Maybe every child should be planned for to some extent, but I idealize the heterosexual way of being able to “not not be trying” or “pulling the goalie” in hopes that you can get pregnant without the added stress or intent purpose. There’s still an allowance for intimacy while you play the odds and see where divine intervention takes you.
From the very beginning, our path was one of conventionality. I’ve heard many stories of getting pregnant in a cheaper, more intimate, DIY way, but I couldn’t wrap my head around all of that planning and the process already felt clinical enough that it made sense to us to continue it in a clinic.
We started with a trip to the doctor to figure out how this even works. Katie was sent to take a few tests after which we were informed that, together, we are infertile. I want to pause here to say that the process wasn’t as ignorant or blind as this comment makes it seem. The doctors and nurses were all wonderful, smart and completely open. But they have certain rules to play by, and those rules are made by insurance companies. Because of that, we weren’t allowed to act from a common assumption that two eggs don’t make a baby. There still have to be six “tries” before any of this would be covered and even then we were lucky Katie was in the over 35 bracket to help with costs if it got to that point.
The things is, I wasn’t surprised that this wouldn’t be covered because we never expected it to be. In some states nothing is covered, straight or gay, but it struck me as backwards that for people who plan responsibly there are so many hurdles and financial burdens to overcome. I’ve heard of couples who save their money and plan to keep trying until it runs out.
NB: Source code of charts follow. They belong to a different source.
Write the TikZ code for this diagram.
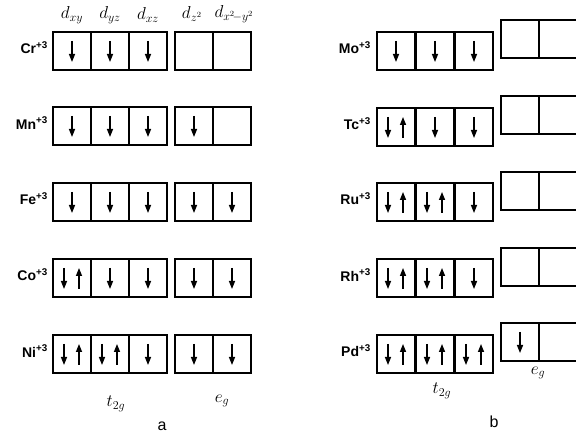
\documentclass[tikz,border=0pt]{standalone}
\usepackage{fontspec}
\setsansfont{Liberation Sans}
\usetikzlibrary{arrows.meta}
\tikzset{
  cell/.style={draw, rectangle, minimum width=38pt, minimum height=38pt, inner sep=0pt, line width=1.7pt},
  spin/.style={line width=1.4pt, -{Triangle[length=8pt,width=6pt]}},
  ion/.style={anchor=east, font=\sffamily\bfseries\fontsize{14}{16}\selectfont, inner sep=0pt},
  orb/.style={font=\fontsize{17}{19}\selectfont, inner sep=0pt},
  sym/.style={font=\fontsize{18}{20}\selectfont, inner sep=0pt},
  panel/.style={font=\sffamily\fontsize{16}{18}\selectfont, inner sep=0pt}
}
% #1 node name, #2 x, #3 y, #4 occupancy (0,1,2)
\newcommand{\orbcell}[4]{%
  \node[cell] (#1) at (#2,#3) {};
  \ifnum#4=1
    \draw[spin] ([yshift=10pt]#1.center) -- ([yshift=-11pt]#1.center);
  \fi
  \ifnum#4=2
    \draw[spin] ([xshift=-8pt,yshift=10pt]#1.center) -- ([xshift=-8pt,yshift=-11pt]#1.center);
    \draw[spin] ([xshift=7pt,yshift=-11pt]#1.center) -- ([xshift=7pt,yshift=10pt]#1.center);
  \fi
}
\newcommand{\chg}{\textsuperscript{+3}}
\begin{document}
\begin{tikzpicture}[x=1pt,y=-1pt]
\useasboundingbox (0,0) rectangle (576,435);
% ---------- panel a ----------
\node[orb] (dxy) at (72,15) {$d_{xy}$};
\node[orb] (dyz) at (110,15) {$d_{yz}$};
\node[orb] (dxz) at (148,15) {$d_{xz}$};
\node[orb] (dz2) at (192,14) {$d_{z^2}$};
\node[orb] (dx2) at (234,14) {$d_{x^2\!-y^2}$};
\foreach \nm/\y/\a/\b/\c/\d/\e/\lab in {
  Cr/51/1/1/1/0/0/{Cr\chg},
  Mn/126/1/1/1/1/0/{Mn\chg},
  Fe/202/1/1/1/1/1/{Fe\chg},
  Co/278/2/1/1/1/1/{Co\chg},
  Ni/354/2/2/1/1/1/{Ni\chg}}{
  \node[ion] (\nm lab) at (48,\y-3) {\lab};
  \orbcell{\nm t1}{72}{\y}{\a}
  \orbcell{\nm t2}{110}{\y}{\b}
  \orbcell{\nm t3}{148}{\y}{\c}
  \orbcell{\nm e1}{194}{\y}{\d}
  \orbcell{\nm e2}{232}{\y}{\e}
}
\node[sym] (t2ga) at (116,404) {$t_{2g}$};
\node[sym] (ega) at (222,401) {$e_g$};
\node[panel] (pa) at (162,426) {a};
% ---------- panel b ----------
\foreach \nm/\y/\ye/\a/\b/\c/\d/\lab in {
  Mo/51/39/1/1/1/0/{Mo\chg},
  Tc/127/115/2/1/1/0/{Tc\chg},
  Ru/202/191/2/2/1/0/{Ru\chg},
  Rh/278/267/2/2/1/0/{Rh\chg},
  Pd/354/342/2/2/2/1/{Pd\chg}}{
  \node[ion] (\nm lab) at (371,\y-3) {\lab};
  \orbcell{\nm t1}{396}{\y}{\a}
  \orbcell{\nm t2}{435}{\y}{\b}
  \orbcell{\nm t3}{474}{\y}{\c}
  \orbcell{\nm e1}{520}{\ye}{\d}
  \orbcell{\nm e2}{558}{\ye}{0}
}
\node[sym] (t2gb) at (442,391) {$t_{2g}$};
\node[sym] (egb) at (538,373) {$e_g$};
\node[panel] (pb) at (494,422) {b};
\end{tikzpicture}
\end{document}
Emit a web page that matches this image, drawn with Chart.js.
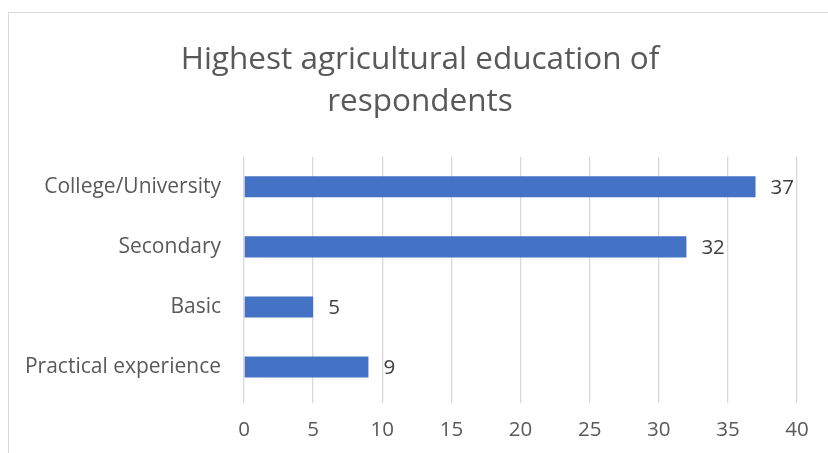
<!DOCTYPE html>
<html>
<head>
<meta charset="utf-8">
<script src="https://cdn.jsdelivr.net/npm/chart.js@4"></script>
<style>
  html, body { margin: 0; padding: 0; background: #fff; overflow: hidden; }
  #wrap { position: relative; width: 828px; height: 453px; }
  #frame { position: absolute; left: 8px; top: 12px; width: 900px; height: 600px;
           border: 1px solid #d9d9d9; box-sizing: border-box; }
  canvas { position: absolute; left: 0; top: 0; }
</style>
</head>
<body>
<div id="wrap">
  <div id="frame"></div>
  <canvas id="eduChart" width="828" height="453"></canvas>
</div>
<script>
// data
const categories = ['College/University', 'Secondary', 'Basic', 'Practical experience'];
const respondents = [37, 32, 5, 9];
const xMin = 0, xMax = 40, xStep = 5;

const FONT = "'Open Sans', sans-serif";

// value labels at the end of each bar
const barLabels = {
  id: 'barLabels',
  afterDatasetsDraw(chart) {
    const ctx = chart.ctx;
    const meta = chart.getDatasetMeta(0);
    ctx.save();
    ctx.font = '20.5px ' + FONT;
    ctx.fillStyle = '#404040';
    ctx.textAlign = 'left';
    ctx.textBaseline = 'middle';
    meta.data.forEach((bar, i) => {
      ctx.fillText(String(respondents[i]), bar.x + 15, bar.y + 1);
    });
    ctx.restore();
  }
};

const ctx = document.getElementById('eduChart').getContext('2d');
new Chart(ctx, {
  type: 'bar',
  data: {
    labels: categories,
    datasets: [{
      data: respondents,
      backgroundColor: '#4472c4',
      borderWidth: 0,
      categoryPercentage: 1,
      barPercentage: 0.35
    }]
  },
  options: {
    indexAxis: 'y',
    responsive: false,
    animation: false,
    layout: { padding: { left: 12, right: 0, top: 0, bottom: 0 } },
    plugins: {
      legend: { display: false },
      tooltip: { enabled: false },
      title: {
        display: true,
        text: ['Highest agricultural education of', 'respondents'],
        color: '#595959',
        font: { family: FONT, size: 31.5, weight: 'normal', lineHeight: 1.33 },
        padding: { top: 39, bottom: 34 }
      }
    },
    scales: {
      x: {
        min: xMin,
        max: xMax,
        ticks: { stepSize: xStep, color: '#595959', font: { family: FONT, size: 20.5 }, padding: 15 },
        grid: { color: '#d9d9d9', lineWidth: 1.3, tickLength: 6, drawTicks: true },
        border: { display: false },
        afterFit(scale) { scale.height = 56; scale.paddingRight = 31; }
      },
      y: {
        ticks: { color: '#595959', font: { family: FONT, size: 21 }, padding: 23 },
        grid: { display: false, drawTicks: false },
        border: { display: false },
        afterFit(scale) { scale.width = 232; }
      }
    }
  },
  plugins: [barLabels]
});
</script>
</body>
</html>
I thought this set a tight limitation, but I can see how people could drive themselves into debt over trying to get pregnant, especially if there’s no clear-cut medical reason why it’s not working. You save money to buy a house, maybe a well-deserved vacation, but you don’t usually consider that you’re saving for the chance to get pregnant.
I have lobbied for the idea that we should have a baby shower before we were pregnant and people could give money towards sperm the same way they might give money towards a couple’s honeymoon as a wedding present. I was never outwardly vetoed and now Katie’s pregnant, so I can’t help but feel that I was being purposefully ignored for some reason.
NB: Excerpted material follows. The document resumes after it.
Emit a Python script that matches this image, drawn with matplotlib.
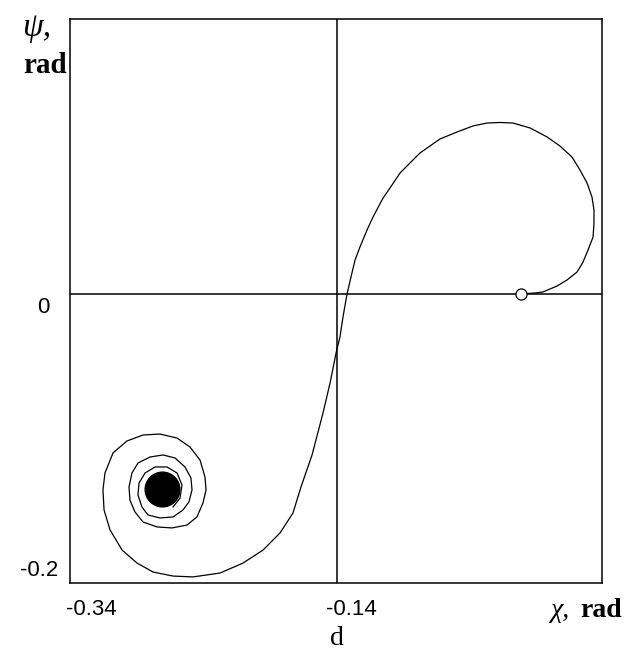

Besides money, there are some other issues I found to be hidden headaches. The first was a mandatory trip to see a social worker. I’ve heard since that not all doctor’s offices do this, but at ours it was required. At first, I thought it was a strange test to see if we were fit parents, something I’m told is proven by the fact that I constantly question it. It was explained to us that this was a requirement for “all” couples, but it was clear it was a policy designed for straight couples dealing with the emotional ramifications of entering into the infertility process. But try as we might, Katie and I always knew we weren’t having children the old fashioned way.
The other oddity we encountered was that we had to get a form notarized to have sperm thawed. This had to be done not just once, but every two months, which we quickly realized feels like it comes up all the time. The frequency of this didn’t make sense to me so I can only guess that they have access to a closed-loop security camera of these awkward interactions, which are always punctuated by people taking out their glasses to make sure they read every word of a form that’s heavily populated by the word “Sperm”.
Speaking of sperm, (I just love to start sentences that way) that was another decision we would have to make and more money we’d have to spend.